At last, after years of feminist struggle, there’s a female traffic light so we can finally walk across the road

Any news on the gender pay gap or right to choose? Nah? OK sweet


If you had to guess, like, Mastermind scenario, if you had to answer ‘what’s the biggest struggle modern women have faced that feminism has yet to address’ what would you say?

No no mate none of that – don’t be silly. It’s obviously the fact that women in Australia can’t cross the road without being advised by traffic lights in general. Previously, for years now, they’ve been restricted to the pavements, gazing wistfully at the men who cross to the other side, hoping that one day that freedom would belong to them. And now, hurrah, it is!

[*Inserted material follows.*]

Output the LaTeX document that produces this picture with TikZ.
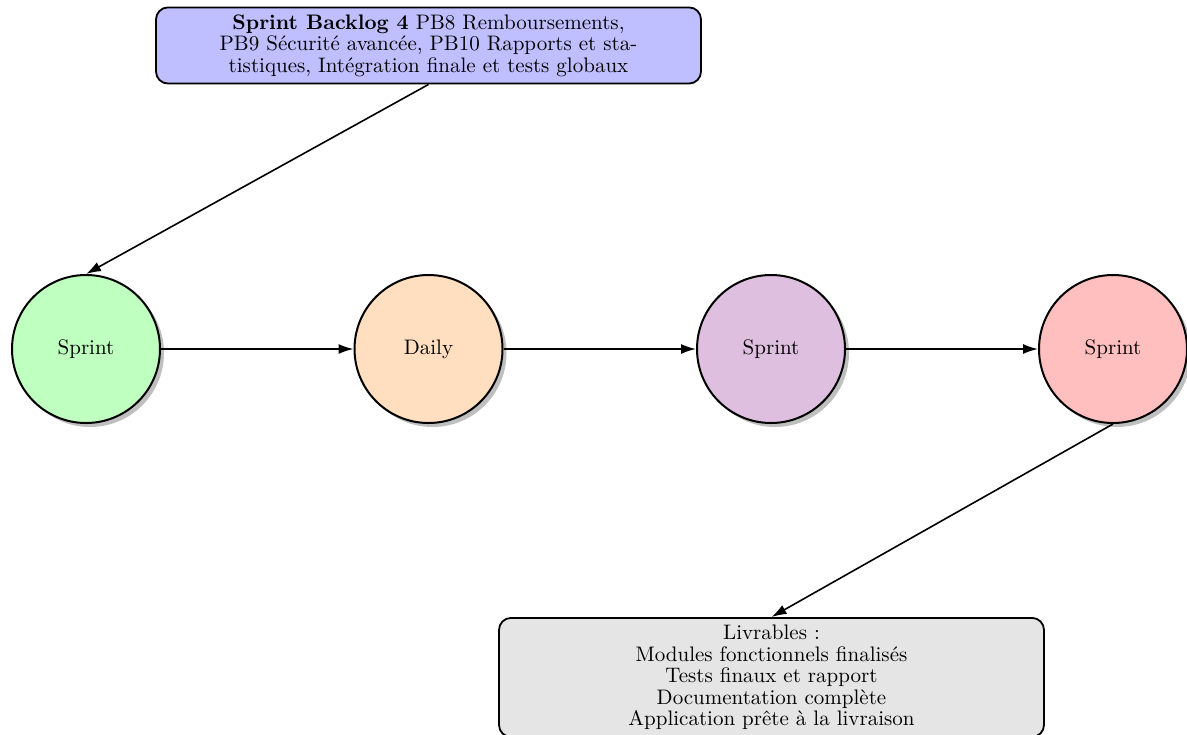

An Australian lobby group called ‘Committee for Melbourne’ has introduced traffic lights which depict women (green lights in dresses) instead of men (green lights in trousers) at stop signs in Melbourne. No that’s not actually a joke, that part.

CEO Martine Letts said: “There was unconscious bias built into our brains because we are accustomed to seeing a male figure. If we see more female figures on traffic lights that might also have a positive impact on changing the way we view the world.”

Look, I’m not saying that it’s not a nice idea. But it’s hardly priority is it. In Australia – in Germaine Greer’s home city, ironically – where anti-feminist groups are massively popular and Julia Gillard was forced to call out Tony Abbott’s misogyny in Parliament, it’s hard to believe that this was thought of as groundbreaking.